W. E. B. Du Bois | “Returning Soldiers,” 1919
In a controversial 1918 editorial in the Crisis, the journal of the NAACP, W. E. B. Du Bois urged the black community to “close ranks” with the rest of U.S. society to fight Germany. However, as the following excerpt shows, less than a year later Du Bois published a bitter attack against the treatment of African American soldiers and enduring U.S. racism.
We are returning from war! . . .
. . . We return from the slavery of uniform which the world’s madness demanded us to don to the freedom of civil garb. We stand again to look America squarely in the face and call a spade a spade. We sing: This country of ours, despite all its better souls have done and dreamed, is yet a shameful land.
It lynches. . . .
It disfranchises its own citizens. . . .
It encourages ignorance. . . .
It steals from us. . . .
It insults us. . . .
This is the country to which we Soldiers of Democracy return. This is the fatherland for which we fought! But it is our fatherland. It was right for us to fight. The faults of our country are our faults. Under similar circumstances, we would fight again. But by the God of Heaven, we are cowards and jackasses if now that that war is over, we do not marshal every ounce of our brain and brawn to fight a sterner, longer, more unbending battle against the forces of hell in our own land.
We return.
We return from fighting.
We return fighting.
Make way for Democracy!
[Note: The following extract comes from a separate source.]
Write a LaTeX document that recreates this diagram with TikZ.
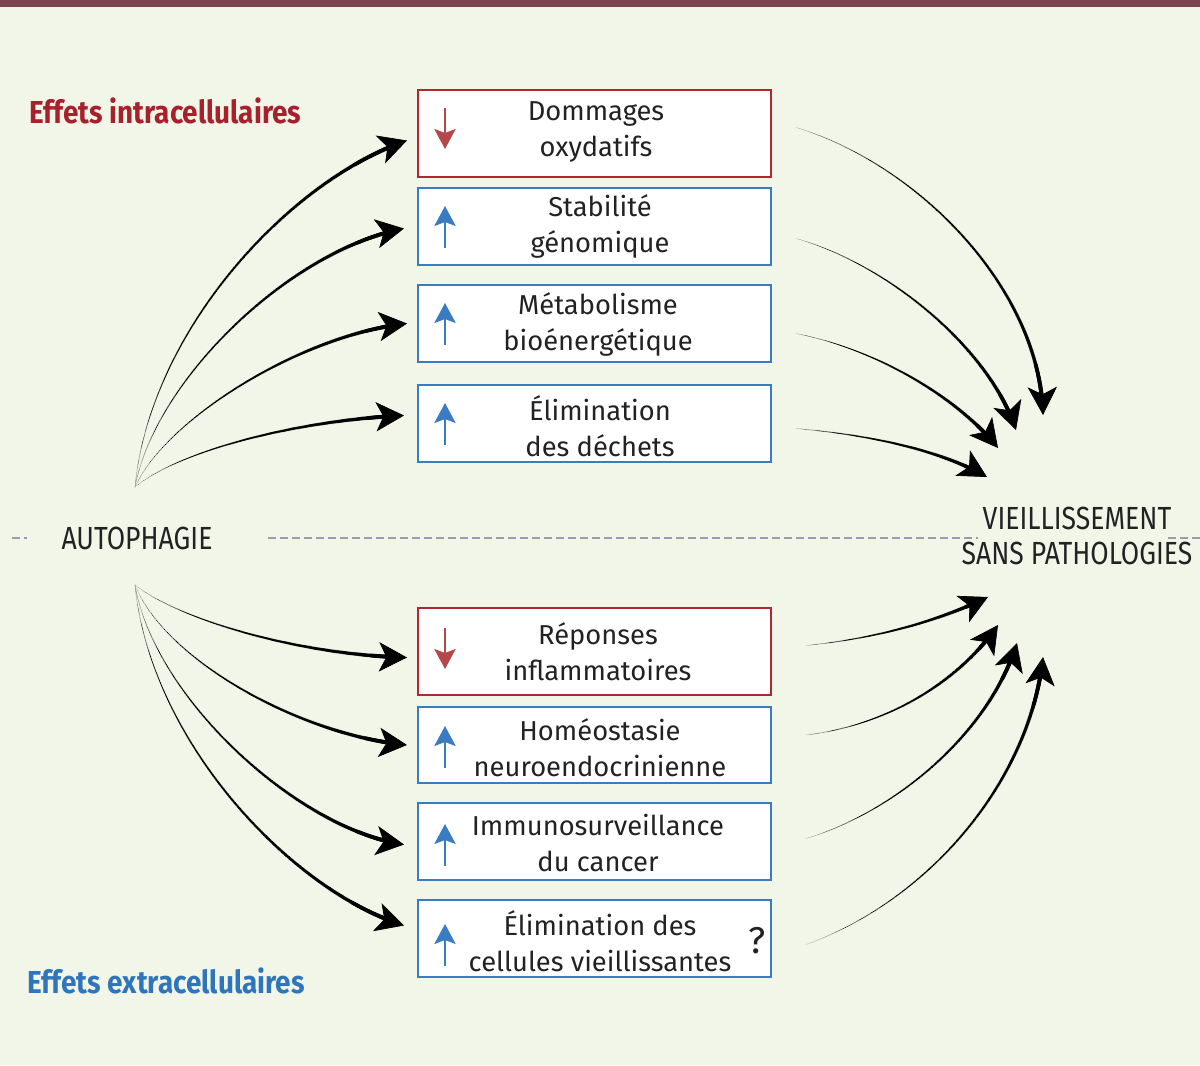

We saved it in France, and by the Great Jehovah, we will save it in the United States of America, or know the reason why.
Source: W. E. B. Du Bois, “Returning Soldiers,” Crisis, May 1919, 13–14.
Interpret the Evidence
What did African Americans expect to gain by fighting in World War I?
Why were African Americans disappointed when they returned home after the war? What did Du Bois expect them to do?
Put It in Context
What does this editorial reveal about the treatment of black Americans during World War I?